> What to produce: Write out the data below in full, unchanged, minus the images.

> Collected material:
______________________________
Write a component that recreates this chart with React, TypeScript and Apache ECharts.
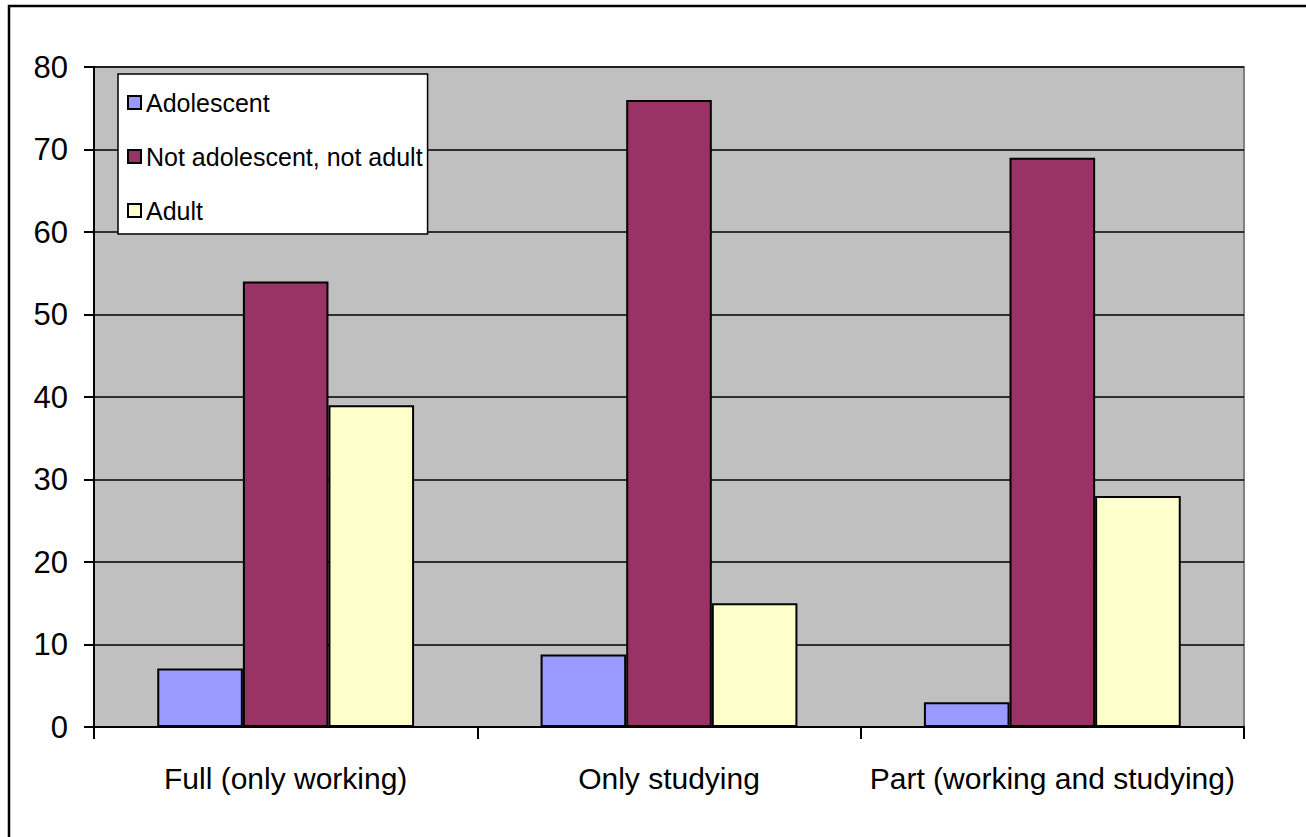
import React, { useEffect, useRef } from "react";
import * as echarts from "echarts";

const categories = ["Full (only working)", "Only studying", "Part (working and studying)"];
const seriesNames = ["Adolescent", "Not adolescent, not adult", "Adult"];
const adolescent = [7.1, 8.8, 3];
const notAdolescentNotAdult = [54, 76, 69];
const adult = [39, 15, 28];
const yTicks = { min: 0, max: 80, interval: 10 };
const colors = ["#9999FF", "#993366", "#FFFFCC"];

export default function App() {
  const ref = useRef<HTMLDivElement>(null);
  useEffect(() => {
    if (!ref.current) return;
    const chart = echarts.init(ref.current, undefined, { renderer: "svg" });
    const font = "'Liberation Sans', Arial, sans-serif";
    const values = [adolescent, notAdolescentNotAdult, adult];
    chart.setOption({
      animation: false,
      textStyle: { fontFamily: font },
      graphic: [
        {
          type: "rect",
          shape: { x: 9, y: 6, width: 1400, height: 900 },
          style: { fill: "none", stroke: "#000", lineWidth: 2.5 },
          z: 100,
        },
      ],
      grid: {
        left: 94,
        top: 67,
        width: 1150,
        height: 660,
        show: true,
        backgroundColor: "#C0C0C0",
        borderColor: "#808080",
        borderWidth: 2,
      },
      legend: {
        orient: "vertical",
        left: 118,
        top: 74,
        backgroundColor: "#FFFFFF",
        borderColor: "#000",
        borderWidth: 1.5,
        padding: [16, 5, 11, 9],
        itemGap: 29,
        itemWidth: 13,
        itemHeight: 13,
        itemTextGap: 11,
        icon: "rect",
        textStyle: { fontSize: 25, color: "#000", fontFamily: font },
        data: seriesNames,
        z: 10,
      },
      xAxis: {
        type: "category",
        data: categories,
        axisLine: { lineStyle: { color: "#000", width: 2 } },
        axisTick: { show: true, length: 12, lineStyle: { color: "#000", width: 2 } },
        axisLabel: { fontSize: 30, color: "#000", margin: 36, interval: 0, fontFamily: font },
        splitLine: { show: false },
      },
      yAxis: {
        type: "value",
        min: yTicks.min,
        max: yTicks.max,
        interval: yTicks.interval,
        axisLine: { show: true, lineStyle: { color: "#000", width: 2 } },
        axisTick: { show: true, length: 10, lineStyle: { color: "#000", width: 2 } },
        axisLabel: { fontSize: 31, color: "#000", margin: 26, fontFamily: font },
        splitLine: { show: true, lineStyle: { color: "#000", width: 1.5 } },
      },
      series: seriesNames.map((name, i) => ({
        name,
        type: "bar",
        data: values[i],
        barGap: "0%",
        barCategoryGap: "33%",
        itemStyle: { color: colors[i], borderColor: "#000", borderWidth: 2 },
      })),
    });
    return () => chart.dispose();
  }, []);
  return (
    <div
      ref={ref}
      style={{ position: "absolute", left: 0, top: 0, width: 1306, height: 837, background: "#fff" }}
    />
  );
}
______________________________
> Answer to this problem:
Write a component that recreates this chart with React, TypeScript and Apache ECharts.
import React, { useEffect, useRef } from "react";
import * as echarts from "echarts";

const categories = ["Full (only working)", "Only studying", "Part (working and studying)"];
const seriesNames = ["Adolescent", "Not adolescent, not adult", "Adult"];
const adolescent = [7.1, 8.8, 3];
const notAdolescentNotAdult = [54, 76, 69];
const adult = [39, 15, 28];
const yTicks = { min: 0, max: 80, interval: 10 };
const colors = ["#9999FF", "#993366", "#FFFFCC"];

export default function App() {
  const ref = useRef<HTMLDivElement>(null);
  useEffect(() => {
    if (!ref.current) return;
    const chart = echarts.init(ref.current, undefined, { renderer: "svg" });
    const font = "'Liberation Sans', Arial, sans-serif";
    const values = [adolescent, notAdolescentNotAdult, adult];
    chart.setOption({
      animation: false,
      textStyle: { fontFamily: font },
      graphic: [
        {
          type: "rect",
          shape: { x: 9, y: 6, width: 1400, height: 900 },
          style: { fill: "none", stroke: "#000", lineWidth: 2.5 },
          z: 100,
        },
      ],
      grid: {
        left: 94,
        top: 67,
        width: 1150,
        height: 660,
        show: true,
        backgroundColor: "#C0C0C0",
        borderColor: "#808080",
        borderWidth: 2,
      },
      legend: {
        orient: "vertical",
        left: 118,
        top: 74,
        backgroundColor: "#FFFFFF",
        borderColor: "#000",
        borderWidth: 1.5,
        padding: [16, 5, 11, 9],
        itemGap: 29,
        itemWidth: 13,
        itemHeight: 13,
        itemTextGap: 11,
        icon: "rect",
        textStyle: { fontSize: 25, color: "#000", fontFamily: font },
        data: seriesNames,
        z: 10,
      },
      xAxis: {
        type: "category",
        data: categories,
        axisLine: { lineStyle: { color: "#000", width: 2 } },
        axisTick: { show: true, length: 12, lineStyle: { color: "#000", width: 2 } },
        axisLabel: { fontSize: 30, color: "#000", margin: 36, interval: 0, fontFamily: font },
        splitLine: { show: false },
      },
      yAxis: {
        type: "value",
        min: yTicks.min,
        max: yTicks.max,
        interval: yTicks.interval,
        axisLine: { show: true, lineStyle: { color: "#000", width: 2 } },
        axisTick: { show: true, length: 10, lineStyle: { color: "#000", width: 2 } },
        axisLabel: { fontSize: 31, color: "#000", margin: 26, fontFamily: font },
        splitLine: { show: true, lineStyle: { color: "#000", width: 1.5 } },
      },
      series: seriesNames.map((name, i) => ({
        name,
        type: "bar",
        data: values[i],
        barGap: "0%",
        barCategoryGap: "33%",
        itemStyle: { color: colors[i], borderColor: "#000", borderWidth: 2 },
      })),
    });
    return () => chart.dispose();
  }, []);
  return (
    <div
      ref={ref}
      style={{ position: "absolute", left: 0, top: 0, width: 1306, height: 837, background: "#fff" }}
    />
  );
}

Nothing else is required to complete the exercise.